— RAW DATA —
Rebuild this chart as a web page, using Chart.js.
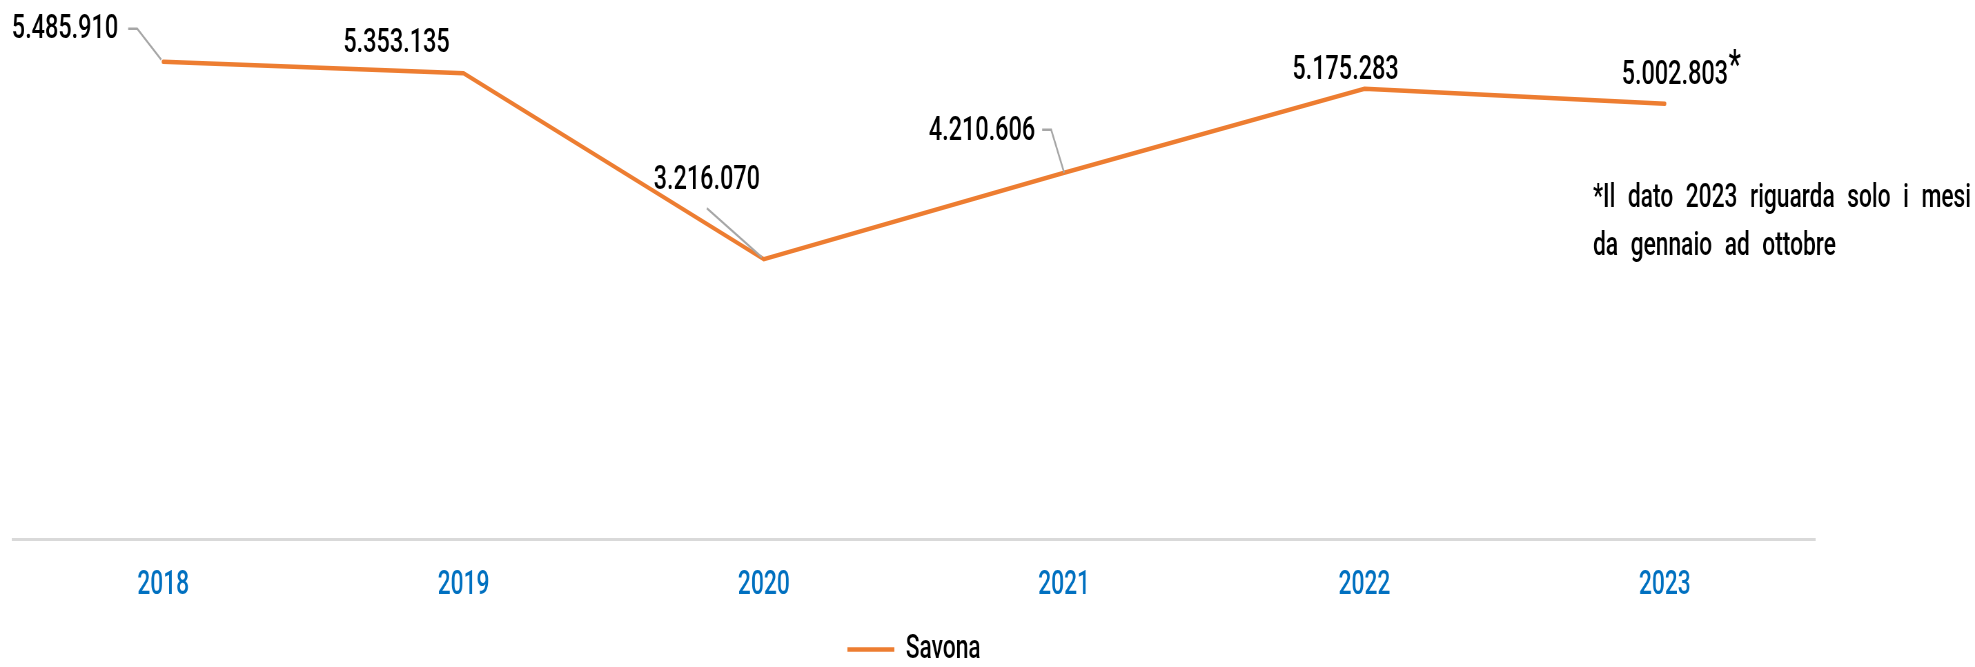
<!DOCTYPE html>
<html>
<head>
<meta charset="utf-8">
<script src="https://cdn.jsdelivr.net/npm/chart.js@4/dist/chart.umd.min.js"></script>
<style>
html,body{margin:0;padding:0;background:#fff;overflow:hidden;width:1975px;height:667px;}
/* the reference uses a condensed face; draw wider and squeeze horizontally */
#wrap{width:2862px;height:667px;position:absolute;left:0;top:0;transform:scaleX(0.690077);transform-origin:0 0;}
</style>
</head>
<body>
<div id="wrap"><canvas id="c"></canvas></div>
<script>
// ---- data ----
const years = ['2018', '2019', '2020', '2021', '2022', '2023'];
const savona = [5485910, 5353135, 3216070, 4210606, 5175283, 5002803];
const seriesName = 'Savona';
const partialYearIndex = 5;               // 2023 is partial (marked with *)
const footnoteLines = ['*Il dato 2023 riguarda solo i mesi', 'da gennaio ad ottobre'];
const yMin = 0;
const yMax = 6000000;

// ---- style ----
const SX = 1975 / 2862;                   // horizontal squeeze applied by CSS
const FONT = "Roboto, 'Liberation Sans', Arial, sans-serif";
const WEIGHT = 500;
const ORANGE = '#ED7D31';
const LEADER = '#A6A6A6';

function fmt(v) {
  return String(Math.round(v)).replace(/\B(?=(\d{3})+(?!\d))/g, '.');
}

// label placement relative to each point (screen pixels)
const labelPlacement = [
  {dx: -45, dy: -32, align: 'right', leader: [[-35, -33], [-26, -33], [-2, -2]]},
  {dx: -67, dy: -30, align: 'center'},
  {dx: -57, dy: -79, align: 'center', leader: [[-57, -51], [-2, -2]]},
  {dx: -29, dy: -41, align: 'right', leader: [[-22, -43], [-13, -43], [0, 0]]},
  {dx: -19, dy: -18, align: 'center'},
  {dx: 10, dy: -28, align: 'center'}
];

const labelPlugin = {
  id: 'valueLabels',
  afterDatasetsDraw(chart) {
    const ctx = chart.ctx;
    const meta = chart.getDatasetMeta(0);
    const data = chart.data.datasets[0].data;
    ctx.save();
    meta.data.forEach((pt, i) => {
      const p = labelPlacement[i];
      if (!p) return;
      if (p.leader) {
        ctx.beginPath();
        ctx.strokeStyle = LEADER;
        ctx.lineWidth = 2.4;
        p.leader.forEach((q, k) => {
          const x = pt.x + q[0] / SX, y = pt.y + q[1];
          if (k === 0) ctx.moveTo(x, y); else ctx.lineTo(x, y);
        });
        ctx.stroke();
      }
      ctx.font = WEIGHT + ' 34px ' + FONT;
      ctx.fillStyle = '#000';
      ctx.textAlign = p.align;
      ctx.textBaseline = 'middle';
      const txt = fmt(data[i]);
      const tx = pt.x + p.dx / SX, ty = pt.y + p.dy;
      ctx.fillText(txt, tx, ty);
      if (i === partialYearIndex) {
        const w = ctx.measureText(txt).width;
        const right = p.align === 'center' ? tx + w / 2 : (p.align === 'right' ? tx : tx + w);
        ctx.textAlign = 'left';
        ctx.textBaseline = 'alphabetic';
        ctx.font = WEIGHT + ' 40px ' + FONT;
        ctx.fillText('*', right + 1, ty + 2);
      }
    });
    // footnote, first line justified
    const area = chart.chartArea;
    const fx0 = area.right - 222 / SX, fx1 = area.right + 156 / SX;
    const fy = [area.top + 182, area.top + 230];
    ctx.font = WEIGHT + ' 33px ' + FONT;
    ctx.fillStyle = '#000';
    ctx.textAlign = 'left';
    ctx.textBaseline = 'middle';
    const words0 = footnoteLines[0].split(' ');
    const widths0 = words0.map(w => ctx.measureText(w).width);
    const sum0 = widths0.reduce((a, b) => a + b, 0);
    const gap = Math.max(8, (fx1 - fx0 - sum0) / (words0.length - 1));
    let x = fx0;
    words0.forEach((w, k) => { ctx.fillText(w, x, fy[0]); x += widths0[k] + gap; });
    x = fx0;
    footnoteLines[1].split(' ').forEach(w => {
      ctx.fillText(w, x, fy[1]);
      x += ctx.measureText(w).width + gap;
    });
    ctx.restore();
  }
};

new Chart(document.getElementById('c'), {
  type: 'line',
  data: {
    labels: years,
    datasets: [{
      label: seriesName,
      data: savona,
      borderColor: ORANGE,
      backgroundColor: ORANGE,
      borderWidth: 4.5,
      borderCapStyle: 'round',
      pointRadius: 0,
      pointHoverRadius: 0,
      tension: 0,
      fill: false
    }]
  },
  options: {
    responsive: true,
    maintainAspectRatio: false,
    animation: false,
    layout: {padding: {left: 13 / SX, right: 160 / SX, top: 17, bottom: -9}},
    scales: {
      x: {
        offset: true,
        grid: {display: false, drawTicks: false},
        border: {display: true, color: '#D9D9D9', width: 3},
        ticks: {
          color: '#0070C0',
          padding: 0,
          font: {family: FONT, size: 33, weight: WEIGHT, lineHeight: '94px'}
        }
      },
      y: {
        display: false,
        min: yMin,
        max: yMax
      }
    },
    plugins: {
      legend: {
        position: 'bottom',
        labels: {
          usePointStyle: true,
          pointStyle: 'line',
          pointStyleWidth: 47 / SX,
          padding: 0,
          color: '#000',
          font: {family: FONT, size: 33, weight: WEIGHT}
        }
      },
      tooltip: {enabled: false}
    }
  },
  plugins: [labelPlugin]
});
</script>
</body>
</html>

— AIM —
Pictures are to be left out; repeat all the remaining data exactly.

— RESULT OF THE EXERCISE —
Rebuild this chart as a web page, using Chart.js.
<!DOCTYPE html>
<html>
<head>
<meta charset="utf-8">
<script src="https://cdn.jsdelivr.net/npm/chart.js@4/dist/chart.umd.min.js"></script>
<style>
html,body{margin:0;padding:0;background:#fff;overflow:hidden;width:1975px;height:667px;}
/* the reference uses a condensed face; draw wider and squeeze horizontally */
#wrap{width:2862px;height:667px;position:absolute;left:0;top:0;transform:scaleX(0.690077);transform-origin:0 0;}
</style>
</head>
<body>
<div id="wrap"><canvas id="c"></canvas></div>
<script>
// ---- data ----
const years = ['2018', '2019', '2020', '2021', '2022', '2023'];
const savona = [5485910, 5353135, 3216070, 4210606, 5175283, 5002803];
const seriesName = 'Savona';
const partialYearIndex = 5;               // 2023 is partial (marked with *)
const footnoteLines = ['*Il dato 2023 riguarda solo i mesi', 'da gennaio ad ottobre'];
const yMin = 0;
const yMax = 6000000;

// ---- style ----
const SX = 1975 / 2862;                   // horizontal squeeze applied by CSS
const FONT = "Roboto, 'Liberation Sans', Arial, sans-serif";
const WEIGHT = 500;
const ORANGE = '#ED7D31';
const LEADER = '#A6A6A6';

function fmt(v) {
  return String(Math.round(v)).replace(/\B(?=(\d{3})+(?!\d))/g, '.');
}

// label placement relative to each point (screen pixels)
const labelPlacement = [
  {dx: -45, dy: -32, align: 'right', leader: [[-35, -33], [-26, -33], [-2, -2]]},
  {dx: -67, dy: -30, align: 'center'},
  {dx: -57, dy: -79, align: 'center', leader: [[-57, -51], [-2, -2]]},
  {dx: -29, dy: -41, align: 'right', leader: [[-22, -43], [-13, -43], [0, 0]]},
  {dx: -19, dy: -18, align: 'center'},
  {dx: 10, dy: -28, align: 'center'}
];

const labelPlugin = {
  id: 'valueLabels',
  afterDatasetsDraw(chart) {
    const ctx = chart.ctx;
    const meta = chart.getDatasetMeta(0);
    const data = chart.data.datasets[0].data;
    ctx.save();
    meta.data.forEach((pt, i) => {
      const p = labelPlacement[i];
      if (!p) return;
      if (p.leader) {
        ctx.beginPath();
        ctx.strokeStyle = LEADER;
        ctx.lineWidth = 2.4;
        p.leader.forEach((q, k) => {
          const x = pt.x + q[0] / SX, y = pt.y + q[1];
          if (k === 0) ctx.moveTo(x, y); else ctx.lineTo(x, y);
        });
        ctx.stroke();
      }
      ctx.font = WEIGHT + ' 34px ' + FONT;
      ctx.fillStyle = '#000';
      ctx.textAlign = p.align;
      ctx.textBaseline = 'middle';
      const txt = fmt(data[i]);
      const tx = pt.x + p.dx / SX, ty = pt.y + p.dy;
      ctx.fillText(txt, tx, ty);
      if (i === partialYearIndex) {
        const w = ctx.measureText(txt).width;
        const right = p.align === 'center' ? tx + w / 2 : (p.align === 'right' ? tx : tx + w);
        ctx.textAlign = 'left';
        ctx.textBaseline = 'alphabetic';
        ctx.font = WEIGHT + ' 40px ' + FONT;
        ctx.fillText('*', right + 1, ty + 2);
      }
    });
    // footnote, first line justified
    const area = chart.chartArea;
    const fx0 = area.right - 222 / SX, fx1 = area.right + 156 / SX;
    const fy = [area.top + 182, area.top + 230];
    ctx.font = WEIGHT + ' 33px ' + FONT;
    ctx.fillStyle = '#000';
    ctx.textAlign = 'left';
    ctx.textBaseline = 'middle';
    const words0 = footnoteLines[0].split(' ');
    const widths0 = words0.map(w => ctx.measureText(w).width);
    const sum0 = widths0.reduce((a, b) => a + b, 0);
    const gap = Math.max(8, (fx1 - fx0 - sum0) / (words0.length - 1));
    let x = fx0;
    words0.forEach((w, k) => { ctx.fillText(w, x, fy[0]); x += widths0[k] + gap; });
    x = fx0;
    footnoteLines[1].split(' ').forEach(w => {
      ctx.fillText(w, x, fy[1]);
      x += ctx.measureText(w).width + gap;
    });
    ctx.restore();
  }
};

new Chart(document.getElementById('c'), {
  type: 'line',
  data: {
    labels: years,
    datasets: [{
      label: seriesName,
      data: savona,
      borderColor: ORANGE,
      backgroundColor: ORANGE,
      borderWidth: 4.5,
      borderCapStyle: 'round',
      pointRadius: 0,
      pointHoverRadius: 0,
      tension: 0,
      fill: false
    }]
  },
  options: {
    responsive: true,
    maintainAspectRatio: false,
    animation: false,
    layout: {padding: {left: 13 / SX, right: 160 / SX, top: 17, bottom: -9}},
    scales: {
      x: {
        offset: true,
        grid: {display: false, drawTicks: false},
        border: {display: true, color: '#D9D9D9', width: 3},
        ticks: {
          color: '#0070C0',
          padding: 0,
          font: {family: FONT, size: 33, weight: WEIGHT, lineHeight: '94px'}
        }
      },
      y: {
        display: false,
        min: yMin,
        max: yMax
      }
    },
    plugins: {
      legend: {
        position: 'bottom',
        labels: {
          usePointStyle: true,
          pointStyle: 'line',
          pointStyleWidth: 47 / SX,
          padding: 0,
          color: '#000',
          font: {family: FONT, size: 33, weight: WEIGHT}
        }
      },
      tooltip: {enabled: false}
    }
  },
  plugins: [labelPlugin]
});
</script>
</body>
</html>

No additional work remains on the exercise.